Daily NK snapshots from North Korea

Scenes from the Samjiyon construction project. / Image: Rodong Sinmun

Vessels with luxury goods slip through sanctions’ loopholes (Jang Seul Gi)

Despite international sanctions against North Korea, the country’s elites have been able to exploit a loophole, namely allowing shipping vessels to turn off their Automatic Identification System (AIS; an automated tracking system that displays other vessels in the vicinity), to continue importing luxury goods such as Mercedes Benz automobiles and vodka. At a recent parliamentary forum in Seoul, Park Syung Je, the chairman of the Center for New Asia Security Studies cited a reportfrom Washington, D.C.-based think tank, the Center for Advanced Defense Studies, and said “Between 2015 and 2017, as many as 90 countries served as luxury goods procurement sources for North Korea, equating to an estimated total value of more than USD 5.1 billion.”

Park criticized the South Korean government as sharing in the blame of these flagrant violations of the U.N. Security Council’s sanctions. He referenced the shipping route that two Mercedes Maybach S600s (intended for Kim Jong Un) took from Rotterdam, Netherlands to get to Pyongyang, with a pit stop in the port of Busan, South Korea. “The South Korean government can hardly be oblivious to a shipping vessel in its own port loaded with luxury goods and headed toward N. Korea,” he said. Park stressed the need for secondary measures to counteract these loopholes, such as insurance companies denying coverage for those vessels that turn off their AIS and financial institutions conducting more robust due diligence before financing vessels.

New smartphone fails to cover new ground (Mun Dong Hui)

North Korean propaganda media outlet Meari announced the release of a new smartphone called “Kiltongmu” (“Travel Companion”). Meari expounded the distinctive features of this smartphone such as a high-resolution liquid crystal display (LCD) screen, fingerprint and facial recognition functionality, and more than thirty kinds of dictionary, entertainment, and multimedia apps. However, based on an analysis of the article and pictures published by Meari, the “Travel Companion” does not seem to contain any new developments compared to North Korea’s previous smartphone models aside from a “quick handwriting input” feature.

Moreover, Meari claimed that existing smartphone models such as “Blue Sky,” “Pyongyang,” and “Azalea” were developed domestically. However, Daily NK analysis has confirmed that these smartphones are either assembled from components imported from China or are fully-assembled units imported from China with only the software being installed in North Korea. Since coming to power, North Korean leader Kim Jong Un has stressed the importance of North Korea’s domestic scientific research and development as one of the pillars of his plans to develop the country. For example, during his address at the First Session of the 14th Supreme People’s Assembly earlier this year, Kim spoke of how “[t]alents and science and technology serve as key engines for the development of [a] self-supporting economy.”

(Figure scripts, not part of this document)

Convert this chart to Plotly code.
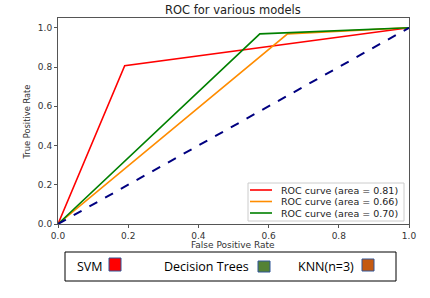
import plotly.graph_objects as go

# Data
svm_fpr = [0.0, 0.19, 1.0]
svm_tpr = [0.0, 0.807, 1.0]
dt_fpr = [0.0, 0.654, 1.0]
dt_tpr = [0.0, 0.969, 1.0]
knn_fpr = [0.0, 0.575, 1.0]
knn_tpr = [0.0, 0.969, 1.0]
diag = [0.0, 1.0]
legend_labels = ["ROC curve (area = 0.81)", "ROC curve (area = 0.66)", "ROC curve (area = 0.70)"]
legend_colors = ["red", "darkorange", "green"]
x_ticks = [0.0, 0.2, 0.4, 0.6, 0.8, 1.0]
y_ticks = [0.0, 0.2, 0.4, 0.6, 0.8, 1.0]
box_labels = ["SVM", "Decision Trees", "KNN(n=3)"]
box_colors = ["#FF0000", "#548235", "#C55A11"]

W, H = 430, 298
L, R, T, B = 58, 409, 18, 224

def px(x):
    return (x - L) / (R - L)

def py(y):
    return (B - y) / (B - T)

fig = go.Figure()
fig.add_trace(go.Scatter(x=svm_fpr, y=svm_tpr, mode="lines", line=dict(color=legend_colors[0], width=1.6), name=legend_labels[0]))
fig.add_trace(go.Scatter(x=dt_fpr, y=dt_tpr, mode="lines", line=dict(color=legend_colors[1], width=1.6), name=legend_labels[1]))
fig.add_trace(go.Scatter(x=knn_fpr, y=knn_tpr, mode="lines", line=dict(color=legend_colors[2], width=1.6), name=legend_labels[2]))
fig.add_trace(go.Scatter(x=diag, y=diag, mode="lines", line=dict(color="navy", width=2, dash="dash"), showlegend=False))

tickfont = dict(family="DejaVu Sans", size=9, color="#333")
fig.update_xaxes(range=[0, 1], tickvals=x_ticks, ticktext=[f"{v:.1f}" for v in x_ticks],
                 showgrid=False, zeroline=False, showline=True, mirror=True, linecolor="#555", linewidth=1,
                 ticks="outside", ticklen=3, tickcolor="#555", tickfont=tickfont)
fig.update_yaxes(range=[0, 1.05], tickvals=y_ticks, ticktext=[f"{v:.1f}" for v in y_ticks],
                 showgrid=False, zeroline=False, showline=True, mirror=True, linecolor="#555", linewidth=1,
                 ticks="outside", ticklen=3, tickcolor="#555", tickfont=tickfont)

annotations = [
    dict(text="ROC for various models", xref="paper", yref="paper", x=px(233), y=py(10), showarrow=False,
         xanchor="center", yanchor="middle", font=dict(family="DejaVu Sans", size=11.5, color="#222")),
    dict(text="False Positive Rate", xref="paper", yref="paper", x=px(233), y=py(245), showarrow=False,
         xanchor="center", yanchor="middle", font=dict(family="DejaVu Sans", size=9, color="#333")),
    dict(text="True Positive Rate", xref="paper", yref="paper", x=px(26), y=py(122.5), showarrow=False,
         textangle=-90, xanchor="center", yanchor="middle", font=dict(family="DejaVu Sans", size=8.3, color="#333")),
]
shapes = []

# custom compact legend (inside lower right)
shapes.append(dict(type="rect", xref="paper", yref="paper", x0=px(248), x1=px(404), y0=py(221), y1=py(183),
                   line=dict(color="#cccccc", width=1), fillcolor="white", layer="above"))
for i, (lab, col) in enumerate(zip(legend_labels, legend_colors)):
    yc = [190, 201.5, 213][i]
    shapes.append(dict(type="line", xref="paper", yref="paper", x0=px(250), x1=px(272), y0=py(yc), y1=py(yc),
                       line=dict(color=col, width=1.6), layer="above"))
    annotations.append(dict(text=lab, xref="paper", yref="paper", x=px(279), y=py(yc), showarrow=False,
                            xanchor="left", yanchor="middle",
                            font=dict(family="DejaVu Sans", size=9.5, color="#222")))

# bottom key box
text_x = [75, 162, 296]
sq_x = [109, 258, 362]
sq_y = [(258, 271), (261, 272), (259, 271)]
shapes.append(dict(type="rect", xref="paper", yref="paper", x0=px(65), x1=px(396), y0=py(281), y1=py(252),
                   line=dict(color="black", width=1), fillcolor="white"))
for lab, tx, sx, (y0, y1), col in zip(box_labels, text_x, sq_x, sq_y, box_colors):
    annotations.append(dict(text=lab, xref="paper", yref="paper", x=px(tx), y=py(266), showarrow=False,
                            xanchor="left", yanchor="middle",
                            font=dict(family="Open Sans", size=12.5, color="black")))
    shapes.append(dict(type="rect", xref="paper", yref="paper", x0=px(sx), x1=px(sx + 12), y0=py(y1), y1=py(y0),
                       line=dict(color="#2F5597", width=1), fillcolor=col))

fig.update_layout(
    width=W, height=H,
    margin=dict(l=L, r=W - R, t=T, b=H - B),
    paper_bgcolor="white", plot_bgcolor="white",
    showlegend=False,
    annotations=annotations, shapes=shapes,
)

fig.write_html("out.html", config={"displayModeBar": False},
               post_script="document.body.style.margin='0px';")
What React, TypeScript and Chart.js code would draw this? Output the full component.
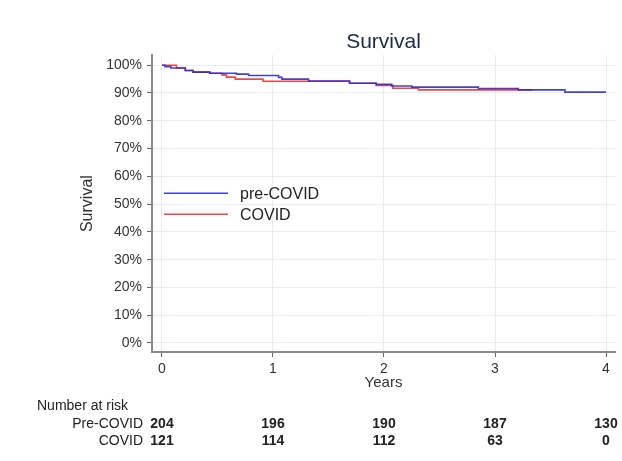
import React, { useEffect, useRef } from "react";
import { Chart, registerables } from "chart.js";

Chart.register(...registerables);

const FONT = "'Liberation Sans', Arial, Helvetica, sans-serif";

const chartTitle = "Survival";
const xTitle = "Years";
const yTitle = "Survival";
const seriesLabels = ["pre-COVID", "COVID"];
const seriesColors = ["rgba(45,45,205,0.9)", "rgba(232,40,40,0.85)"];

// Kaplan-Meier steps (years, survival %)
const preTimes = [0, 0.027, 0.08, 0.21, 0.28, 0.43, 0.67, 0.78, 1.05, 1.08, 1.32, 1.69, 1.93, 2.07, 2.25, 2.85, 3.21, 3.63, 4.0];
const preSurv = [100, 99.5, 99.0, 98.1, 97.5, 97.1, 96.8, 96.3, 95.6, 95.0, 94.3, 93.5, 93.1, 92.5, 92.1, 91.6, 91.1, 90.3, 90.3];
const covidTimes = [0, 0.13, 0.21, 0.28, 0.43, 0.54, 0.58, 0.66, 0.91, 1.69, 1.93, 2.08, 2.31, 3.33];
const covidSurv = [100, 99.0, 98.1, 97.5, 97.1, 96.5, 95.7, 95.0, 94.2, 93.5, 92.7, 91.7, 91.1, 91.0];

const xTicks = [0, 1, 2, 3, 4];
const yTicks = [0, 10, 20, 30, 40, 50, 60, 70, 80, 90, 100];

const riskHeader = "Number at risk";
const riskGroups = ["Pre-COVID", "COVID"];
const riskTimes = [0, 1, 2, 3, 4];
const riskPre = [204, 196, 190, 187, 130];
const riskCovid = [121, 114, 112, 63, 0];

const overlayPlugin = {
  id: "overlay",
  afterDraw(chart: any) {
    const ctx = chart.ctx;
    const area = chart.chartArea;
    const xs = chart.scales.x;
    ctx.save();
    // legend inside plot
    const legendY = [area.top + 138, area.top + 159];
    chart.data.datasets.forEach((ds: any, i: number) => {
      ctx.strokeStyle = ds.borderColor;
      ctx.lineWidth = 1.5;
      ctx.beginPath();
      ctx.moveTo(area.left + 12, legendY[i]);
      ctx.lineTo(area.left + 76, legendY[i]);
      ctx.stroke();
      ctx.fillStyle = "#222";
      ctx.font = `16px ${FONT}`;
      ctx.textAlign = "left";
      ctx.textBaseline = "middle";
      ctx.fillText(ds.label, area.left + 88, legendY[i] + 1);
    });
    // number at risk table
    ctx.fillStyle = "#222";
    ctx.font = `14px ${FONT}`;
    ctx.textBaseline = "middle";
    ctx.textAlign = "left";
    ctx.fillText(riskHeader, 37, area.bottom + 54);
    const rows = [riskPre, riskCovid];
    rows.forEach((row, r) => {
      const y = area.bottom + 72 + r * 17.5;
      ctx.font = `14px ${FONT}`;
      ctx.textAlign = "right";
      ctx.fillText(riskGroups[r], area.left - 9, y);
      ctx.font = `bold 14px ${FONT}`;
      ctx.textAlign = "center";
      row.forEach((v, i) => {
        ctx.fillText(String(v), xs.getPixelForValue(riskTimes[i]), y);
      });
    });
    ctx.restore();
  },
};

export default function App() {
  const ref = useRef<HTMLCanvasElement | null>(null);
  useEffect(() => {
    if (!ref.current) return;
    const mk = (t: number[], s: number[]) => t.map((x, i) => ({ x, y: s[i] }));
    const chart = new Chart(ref.current, {
      type: "line",
      data: {
        datasets: [
          {
            label: seriesLabels[0],
            data: mk(preTimes, preSurv),
            borderColor: seriesColors[0],
            borderWidth: 1.6,
            pointRadius: 0,
            stepped: true,
            fill: false,
          },
          {
            label: seriesLabels[1],
            data: mk(covidTimes, covidSurv),
            borderColor: seriesColors[1],
            borderWidth: 1.6,
            pointRadius: 0,
            stepped: true,
            fill: false,
          },
        ],
      },
      options: {
        animation: false,
        responsive: false,
        layout: { padding: { left: 78, right: 7, top: 0, bottom: 69 } },
        plugins: {
          legend: { display: false },
          tooltip: { enabled: false },
          title: {
            display: true,
            fullSize: false,
            text: chartTitle,
            color: "#1c2a48",
            font: { size: 21, family: FONT, weight: "normal" },
            padding: { top: 30, bottom: 0 },
          },
        },
        scales: {
          x: {
            type: "linear",
            min: -0.09,
            max: 4.081,
            afterBuildTicks: (s: any) => {
              s.ticks = xTicks.map((v) => ({ value: v }));
            },
            afterFit: (s: any) => {
              s.height = 40;
            },
            ticks: {
              font: { size: 14, family: FONT },
              color: "#333",
              padding: 4,
              maxRotation: 0,
              callback: (v: any) => String(v),
            },
            grid: { color: "#e9ecf2", lineWidth: 1, tickLength: 5, tickColor: "#666", drawTicks: true },
            border: { display: true, color: "#8a8a8a", width: 2 },
            title: {
              display: true,
              text: xTitle,
              color: "#333",
              font: { size: 15, family: FONT },
              padding: { top: 0, bottom: 0 },
            },
          },
          y: {
            type: "linear",
            min: -3.24,
            max: 103.6,
            afterBuildTicks: (s: any) => {
              s.ticks = yTicks.map((v) => ({ value: v }));
            },
            afterFit: (s: any) => {
              s.width = 74;
            },
            ticks: {
              font: { size: 14, family: FONT },
              color: "#333",
              padding: 5,
              callback: (v: any) => `${v}%`,
            },
            grid: { color: "#e9ecf2", lineWidth: 1, tickLength: 5, tickColor: "#666", drawTicks: true },
            border: { display: true, color: "#8a8a8a", width: 2 },
            title: {
              display: true,
              text: yTitle,
              color: "#333",
              font: { size: 16, family: FONT },
              padding: { top: 0, bottom: 0 },
            },
          },
        },
      } as any,
      plugins: [overlayPlugin],
    });
    return () => chart.destroy();
  }, []);
  return (
    <div style={{ position: "absolute", left: 0, top: 0, width: 622, height: 461, background: "#fff" }}>
      <canvas ref={ref} width={622} height={461} />
    </div>
  );
}
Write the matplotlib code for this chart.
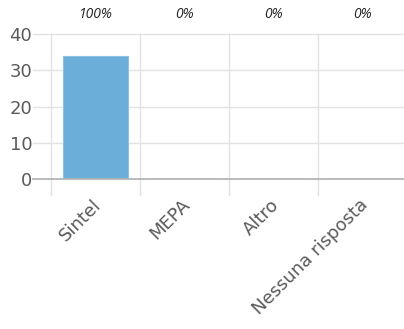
import matplotlib.pyplot as plt

categorie = ["Sintel", "MEPA", "Altro", "Nessuna risposta"]
valori = [34, 0, 0, 0]
percentuali = ["100%", "0%", "0%", "0%"]

W, H = 404, 329
fig = plt.figure(figsize=(W / 100, H / 100), dpi=100)
# area del grafico in pixel: x 51..407, y 34..179
ax = fig.add_axes([51 / W, (H - 179) / H, 356 / W, 145 / H])

x = range(len(categorie))
ax.bar(x, valori, width=0.72, color="#6aaed9", edgecolor="#8cc2e4", linewidth=0.8, zorder=3)

ax.set_xlim(-0.5, len(categorie) - 0.5)
ax.set_ylim(0, 40)

grid_col = "#e2e2e2"
# griglia orizzontale (si estende a sinistra come tacca)
for v in [10, 20, 30, 40]:
    ax.plot([-0.70, len(categorie) - 0.5], [v, v], color=grid_col, lw=1, clip_on=False, zorder=1)
ax.plot([-0.70, len(categorie) - 0.5], [0, 0], color="#b4b4b4", lw=1.3, clip_on=False, zorder=4)
# griglia verticale tra le categorie
for b in [i - 0.5 for i in range(len(categorie))]:
    ax.plot([b, b], [-4.4, 40], color=grid_col, lw=1, clip_on=False, zorder=1)

for s in ax.spines.values():
    s.set_visible(False)
ax.tick_params(length=0)
ax.set_yticks([0, 10, 20, 30, 40])
ax.set_yticklabels(["0", "10", "20", "30", "40"], fontsize=13, color="#5a5a5a",
                   family="DejaVu Sans")
ax.tick_params(axis="y", pad=13.5)
ax.set_xticks(list(x))
ax.set_xticklabels([])

for i, lab in enumerate(categorie):
    ax.text(i - 0.04, -4.6, lab, rotation=45, ha="right", va="top", rotation_mode="anchor",
            fontsize=13, color="#5a5a5a", family="DejaVu Sans")

for i, p in enumerate(percentuali):
    fig.text((51 + 89 * i + 44.5) / W, 1 - 15 / H, p, ha="center", va="center",
             fontsize=10, style="italic", color="#222222", family="Open Sans")

fig.savefig("out.png", dpi=100)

North Koreans face demand for construction materials (Jong So Yong)

North Korea completed a railroad in Ryanggang province connecting Hyesan to Samjiyon in 2018 as part of plans to establish a transportation network with Samjiyon at its center. North Korean leader Kim Jong Un, however, ordered the reconstruction of the railway bed, and repair work has been ongoing throughout this year. Apartments deemed to be unsightly and detracting from the aesthetics of the landscape have also been demolished and replaced entirely with new apartments. Approximately 1,000 residents who were evicted from the demolished dwellings have been guaranteed housing within newly-built tenement houses and apartments.

The North Korean authorities charged with overseeing the Samjiyon construction project have used Kim Jong Un’s lofty ambition that Samjiyon will become a key sightseeing city to solicit construction materials such as cement, concrete blocks, and gravel from those displaced residents who have been guaranteed housing. Though locals look forward to the prospect of Samjiyon becoming a metropolitan hub of commerce and tourism, they have been burdened by the forced labor and various costs exacted from them by the regime.